** START OF Record extracts **

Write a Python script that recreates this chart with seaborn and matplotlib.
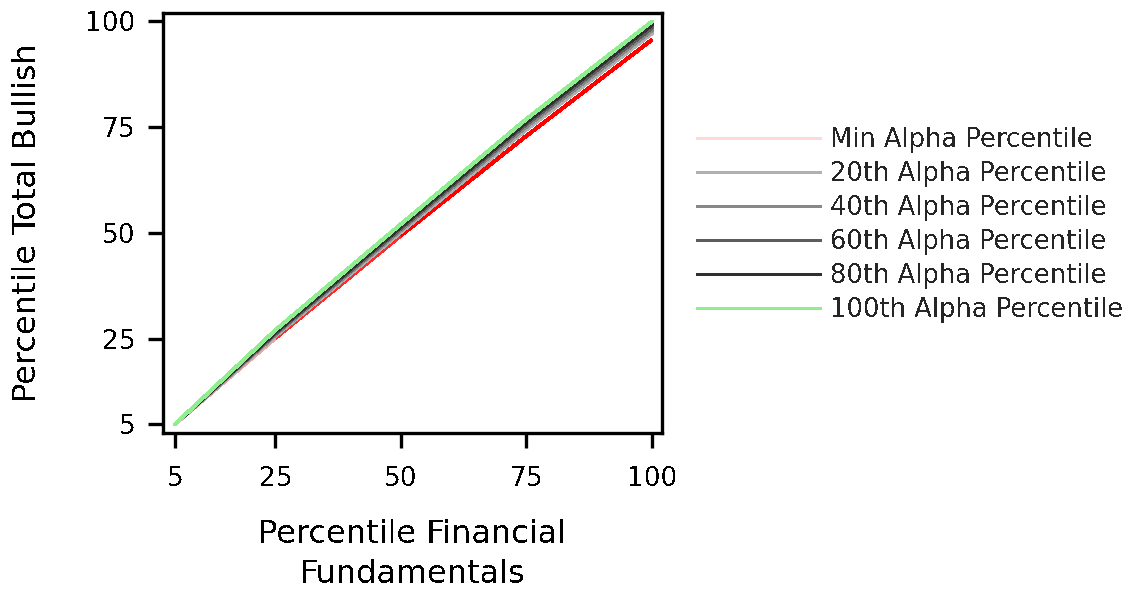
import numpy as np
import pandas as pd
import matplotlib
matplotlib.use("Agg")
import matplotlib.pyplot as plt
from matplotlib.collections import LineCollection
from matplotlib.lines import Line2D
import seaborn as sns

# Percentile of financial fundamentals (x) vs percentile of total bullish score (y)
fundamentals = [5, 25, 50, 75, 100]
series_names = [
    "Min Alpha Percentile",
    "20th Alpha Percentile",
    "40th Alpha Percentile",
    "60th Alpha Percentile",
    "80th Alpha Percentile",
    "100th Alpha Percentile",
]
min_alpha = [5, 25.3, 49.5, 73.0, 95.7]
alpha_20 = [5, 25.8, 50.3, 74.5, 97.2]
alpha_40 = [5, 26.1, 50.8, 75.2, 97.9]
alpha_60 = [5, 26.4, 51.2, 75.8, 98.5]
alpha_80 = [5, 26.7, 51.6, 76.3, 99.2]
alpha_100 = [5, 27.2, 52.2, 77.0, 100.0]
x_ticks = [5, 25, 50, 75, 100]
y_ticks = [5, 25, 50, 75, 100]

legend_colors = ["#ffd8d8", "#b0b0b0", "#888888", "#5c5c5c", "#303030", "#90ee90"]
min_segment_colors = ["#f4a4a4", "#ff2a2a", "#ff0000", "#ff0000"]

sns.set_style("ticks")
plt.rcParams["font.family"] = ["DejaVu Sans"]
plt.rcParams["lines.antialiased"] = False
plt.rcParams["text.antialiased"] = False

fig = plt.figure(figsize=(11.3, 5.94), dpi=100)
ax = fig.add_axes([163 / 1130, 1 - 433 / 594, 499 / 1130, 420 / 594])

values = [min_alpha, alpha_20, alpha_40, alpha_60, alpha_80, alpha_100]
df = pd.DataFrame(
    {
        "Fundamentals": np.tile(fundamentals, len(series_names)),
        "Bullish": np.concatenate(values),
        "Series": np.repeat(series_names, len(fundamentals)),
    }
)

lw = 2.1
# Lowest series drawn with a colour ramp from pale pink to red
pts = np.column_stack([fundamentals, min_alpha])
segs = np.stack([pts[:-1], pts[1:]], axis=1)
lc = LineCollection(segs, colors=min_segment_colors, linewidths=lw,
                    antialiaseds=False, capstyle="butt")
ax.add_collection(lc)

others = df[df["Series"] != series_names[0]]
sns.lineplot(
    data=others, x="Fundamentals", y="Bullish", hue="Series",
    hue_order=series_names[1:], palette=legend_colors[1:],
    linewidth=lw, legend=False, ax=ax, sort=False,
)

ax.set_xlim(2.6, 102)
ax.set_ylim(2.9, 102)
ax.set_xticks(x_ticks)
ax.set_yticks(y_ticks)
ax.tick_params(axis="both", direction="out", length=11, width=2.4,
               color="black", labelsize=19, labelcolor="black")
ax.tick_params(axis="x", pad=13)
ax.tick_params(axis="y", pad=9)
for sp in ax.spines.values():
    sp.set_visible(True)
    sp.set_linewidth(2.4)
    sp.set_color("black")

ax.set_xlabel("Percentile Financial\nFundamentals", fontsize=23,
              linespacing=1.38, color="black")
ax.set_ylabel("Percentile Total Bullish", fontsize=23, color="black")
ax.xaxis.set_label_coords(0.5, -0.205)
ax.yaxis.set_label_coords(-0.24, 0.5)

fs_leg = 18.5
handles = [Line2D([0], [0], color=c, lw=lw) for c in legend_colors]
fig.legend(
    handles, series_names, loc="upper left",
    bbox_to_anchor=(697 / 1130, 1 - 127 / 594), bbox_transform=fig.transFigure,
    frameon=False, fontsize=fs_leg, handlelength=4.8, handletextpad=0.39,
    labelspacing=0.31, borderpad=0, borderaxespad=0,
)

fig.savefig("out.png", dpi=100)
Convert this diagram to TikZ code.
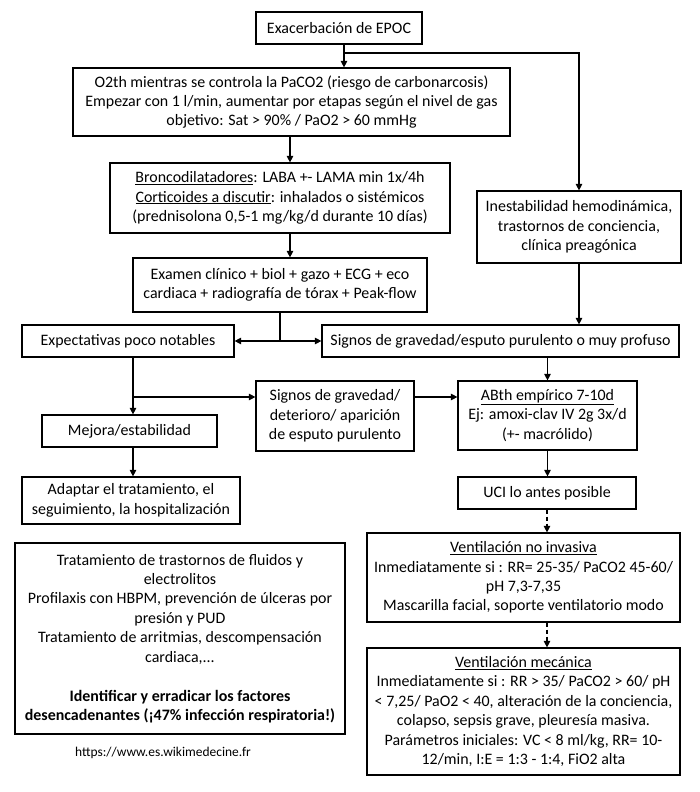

** END OF Record extracts **

## What you should do
From the listing above, collect every line that mentions the word "seaborn".

## Final result
Write a Python script that recreates this chart with seaborn and matplotlib.
import seaborn as sns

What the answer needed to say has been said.